Entries taken from a collection
====
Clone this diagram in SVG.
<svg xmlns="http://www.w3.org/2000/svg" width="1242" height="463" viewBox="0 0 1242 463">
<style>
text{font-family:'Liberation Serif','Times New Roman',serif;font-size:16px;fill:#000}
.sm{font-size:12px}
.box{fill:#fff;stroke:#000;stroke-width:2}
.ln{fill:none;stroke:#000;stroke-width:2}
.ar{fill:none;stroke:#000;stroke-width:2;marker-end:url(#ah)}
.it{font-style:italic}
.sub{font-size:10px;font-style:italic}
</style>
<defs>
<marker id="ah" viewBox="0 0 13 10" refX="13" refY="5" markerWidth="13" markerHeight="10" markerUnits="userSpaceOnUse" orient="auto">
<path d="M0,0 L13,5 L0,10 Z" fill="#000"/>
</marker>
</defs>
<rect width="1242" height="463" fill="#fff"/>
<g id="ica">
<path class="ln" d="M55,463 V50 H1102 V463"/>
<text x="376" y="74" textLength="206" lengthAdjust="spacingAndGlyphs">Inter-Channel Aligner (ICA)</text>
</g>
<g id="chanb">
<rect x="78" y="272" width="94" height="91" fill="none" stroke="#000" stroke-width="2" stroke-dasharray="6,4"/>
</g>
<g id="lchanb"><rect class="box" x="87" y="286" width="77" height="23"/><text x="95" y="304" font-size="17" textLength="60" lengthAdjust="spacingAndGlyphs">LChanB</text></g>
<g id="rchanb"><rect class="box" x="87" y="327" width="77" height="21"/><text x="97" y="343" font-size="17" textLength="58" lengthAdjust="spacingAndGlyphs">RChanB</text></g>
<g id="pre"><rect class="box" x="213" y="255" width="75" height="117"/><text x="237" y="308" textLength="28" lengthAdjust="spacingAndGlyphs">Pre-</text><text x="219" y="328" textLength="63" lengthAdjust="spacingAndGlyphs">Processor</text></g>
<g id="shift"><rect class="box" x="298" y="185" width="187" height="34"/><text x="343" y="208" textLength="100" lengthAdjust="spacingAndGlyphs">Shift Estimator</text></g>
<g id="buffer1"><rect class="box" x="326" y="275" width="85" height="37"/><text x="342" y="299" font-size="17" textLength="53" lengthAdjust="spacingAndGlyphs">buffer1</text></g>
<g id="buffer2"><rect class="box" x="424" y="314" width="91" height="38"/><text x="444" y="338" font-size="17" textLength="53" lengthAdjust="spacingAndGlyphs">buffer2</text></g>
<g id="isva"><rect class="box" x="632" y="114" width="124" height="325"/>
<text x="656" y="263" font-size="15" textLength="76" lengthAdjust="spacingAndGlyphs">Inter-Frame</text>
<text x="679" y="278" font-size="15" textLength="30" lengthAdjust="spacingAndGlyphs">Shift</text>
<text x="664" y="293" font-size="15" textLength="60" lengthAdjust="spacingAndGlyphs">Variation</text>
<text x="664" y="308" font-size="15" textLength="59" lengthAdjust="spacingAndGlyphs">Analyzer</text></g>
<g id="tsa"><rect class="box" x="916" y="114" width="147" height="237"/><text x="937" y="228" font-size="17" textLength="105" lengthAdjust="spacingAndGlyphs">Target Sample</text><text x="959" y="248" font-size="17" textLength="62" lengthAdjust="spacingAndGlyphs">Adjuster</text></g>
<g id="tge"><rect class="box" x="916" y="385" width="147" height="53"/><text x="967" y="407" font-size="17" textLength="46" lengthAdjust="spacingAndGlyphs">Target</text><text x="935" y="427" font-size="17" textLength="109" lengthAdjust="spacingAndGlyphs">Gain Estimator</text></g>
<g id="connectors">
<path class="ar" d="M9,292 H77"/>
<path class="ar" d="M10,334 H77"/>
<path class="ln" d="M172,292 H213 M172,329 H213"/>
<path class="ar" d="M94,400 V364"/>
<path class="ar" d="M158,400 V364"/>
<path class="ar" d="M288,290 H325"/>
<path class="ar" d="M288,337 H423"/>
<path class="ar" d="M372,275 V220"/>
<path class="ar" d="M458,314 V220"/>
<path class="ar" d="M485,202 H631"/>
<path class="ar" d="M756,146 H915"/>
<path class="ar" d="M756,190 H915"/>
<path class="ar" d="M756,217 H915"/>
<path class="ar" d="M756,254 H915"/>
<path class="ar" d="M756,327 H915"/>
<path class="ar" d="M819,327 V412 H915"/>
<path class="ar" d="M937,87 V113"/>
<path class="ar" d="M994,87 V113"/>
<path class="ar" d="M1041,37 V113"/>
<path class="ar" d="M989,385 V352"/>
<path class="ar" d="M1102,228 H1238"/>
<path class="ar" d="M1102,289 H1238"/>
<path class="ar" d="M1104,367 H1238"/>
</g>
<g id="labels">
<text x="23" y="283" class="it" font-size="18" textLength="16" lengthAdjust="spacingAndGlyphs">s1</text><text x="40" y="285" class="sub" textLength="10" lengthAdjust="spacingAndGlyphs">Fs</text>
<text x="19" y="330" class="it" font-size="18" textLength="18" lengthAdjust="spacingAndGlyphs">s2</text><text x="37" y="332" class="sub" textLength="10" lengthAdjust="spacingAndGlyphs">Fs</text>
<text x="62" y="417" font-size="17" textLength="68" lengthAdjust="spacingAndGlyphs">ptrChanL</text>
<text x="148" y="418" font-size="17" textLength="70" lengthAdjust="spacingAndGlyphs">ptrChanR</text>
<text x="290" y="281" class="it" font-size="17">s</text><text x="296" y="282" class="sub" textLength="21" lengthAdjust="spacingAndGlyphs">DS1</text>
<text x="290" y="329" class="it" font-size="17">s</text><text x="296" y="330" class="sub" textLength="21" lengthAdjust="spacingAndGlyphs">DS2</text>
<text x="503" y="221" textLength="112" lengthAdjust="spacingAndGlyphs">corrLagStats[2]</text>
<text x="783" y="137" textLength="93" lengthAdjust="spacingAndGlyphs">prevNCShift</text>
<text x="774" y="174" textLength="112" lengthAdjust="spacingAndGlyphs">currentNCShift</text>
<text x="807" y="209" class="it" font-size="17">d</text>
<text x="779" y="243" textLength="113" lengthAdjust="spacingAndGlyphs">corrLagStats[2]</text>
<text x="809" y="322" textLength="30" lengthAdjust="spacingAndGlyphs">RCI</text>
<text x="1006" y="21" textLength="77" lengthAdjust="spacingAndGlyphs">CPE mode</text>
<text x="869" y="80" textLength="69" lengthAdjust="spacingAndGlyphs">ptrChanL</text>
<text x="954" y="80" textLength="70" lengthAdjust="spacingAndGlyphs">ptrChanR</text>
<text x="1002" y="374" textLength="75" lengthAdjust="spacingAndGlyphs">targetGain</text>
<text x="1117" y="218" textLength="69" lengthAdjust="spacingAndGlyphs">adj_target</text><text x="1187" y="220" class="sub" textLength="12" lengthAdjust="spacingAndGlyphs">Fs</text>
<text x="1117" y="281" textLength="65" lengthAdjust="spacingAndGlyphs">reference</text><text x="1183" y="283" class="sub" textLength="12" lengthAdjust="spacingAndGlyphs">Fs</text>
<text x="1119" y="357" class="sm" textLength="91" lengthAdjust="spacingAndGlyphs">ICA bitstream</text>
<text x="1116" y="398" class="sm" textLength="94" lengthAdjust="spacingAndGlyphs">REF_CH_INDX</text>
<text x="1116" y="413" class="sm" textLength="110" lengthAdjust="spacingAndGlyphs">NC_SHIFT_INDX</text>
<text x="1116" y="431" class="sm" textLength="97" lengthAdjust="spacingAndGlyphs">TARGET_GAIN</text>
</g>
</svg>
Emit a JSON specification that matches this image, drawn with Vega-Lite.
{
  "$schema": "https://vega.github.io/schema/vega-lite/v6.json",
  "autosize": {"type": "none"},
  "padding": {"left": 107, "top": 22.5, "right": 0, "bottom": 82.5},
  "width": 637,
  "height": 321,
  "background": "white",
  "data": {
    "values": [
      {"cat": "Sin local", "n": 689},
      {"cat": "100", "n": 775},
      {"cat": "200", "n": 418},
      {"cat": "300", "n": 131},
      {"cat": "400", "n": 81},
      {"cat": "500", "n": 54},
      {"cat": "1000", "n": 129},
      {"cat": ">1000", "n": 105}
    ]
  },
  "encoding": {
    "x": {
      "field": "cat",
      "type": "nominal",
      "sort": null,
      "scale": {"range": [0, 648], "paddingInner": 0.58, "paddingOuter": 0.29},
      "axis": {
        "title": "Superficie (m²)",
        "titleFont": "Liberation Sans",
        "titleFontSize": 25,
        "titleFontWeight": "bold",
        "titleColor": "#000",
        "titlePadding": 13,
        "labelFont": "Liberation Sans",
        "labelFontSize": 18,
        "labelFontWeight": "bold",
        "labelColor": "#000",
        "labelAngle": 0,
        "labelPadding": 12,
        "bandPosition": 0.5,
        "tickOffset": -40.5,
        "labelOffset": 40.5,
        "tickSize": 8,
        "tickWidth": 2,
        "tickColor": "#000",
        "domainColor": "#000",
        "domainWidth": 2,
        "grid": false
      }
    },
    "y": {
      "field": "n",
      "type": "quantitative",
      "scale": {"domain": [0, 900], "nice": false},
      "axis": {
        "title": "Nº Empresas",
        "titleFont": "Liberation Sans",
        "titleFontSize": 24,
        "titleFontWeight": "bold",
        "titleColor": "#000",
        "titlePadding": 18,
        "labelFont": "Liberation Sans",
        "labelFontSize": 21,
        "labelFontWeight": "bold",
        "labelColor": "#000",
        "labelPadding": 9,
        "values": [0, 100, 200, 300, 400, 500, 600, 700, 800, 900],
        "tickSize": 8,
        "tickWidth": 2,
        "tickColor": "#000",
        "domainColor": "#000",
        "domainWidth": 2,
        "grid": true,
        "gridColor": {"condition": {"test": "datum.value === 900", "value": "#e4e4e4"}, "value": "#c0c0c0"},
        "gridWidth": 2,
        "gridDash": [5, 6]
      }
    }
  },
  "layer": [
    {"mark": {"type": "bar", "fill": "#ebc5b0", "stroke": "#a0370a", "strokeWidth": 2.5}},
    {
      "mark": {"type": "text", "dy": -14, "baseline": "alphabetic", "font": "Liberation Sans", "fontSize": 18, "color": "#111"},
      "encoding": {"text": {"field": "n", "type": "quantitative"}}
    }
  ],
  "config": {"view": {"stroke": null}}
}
====
EXERCISE OBJECTIVE
Looking at the records above, work out how many lines include the string "this". Give the number and nothing else.

ANSWER
2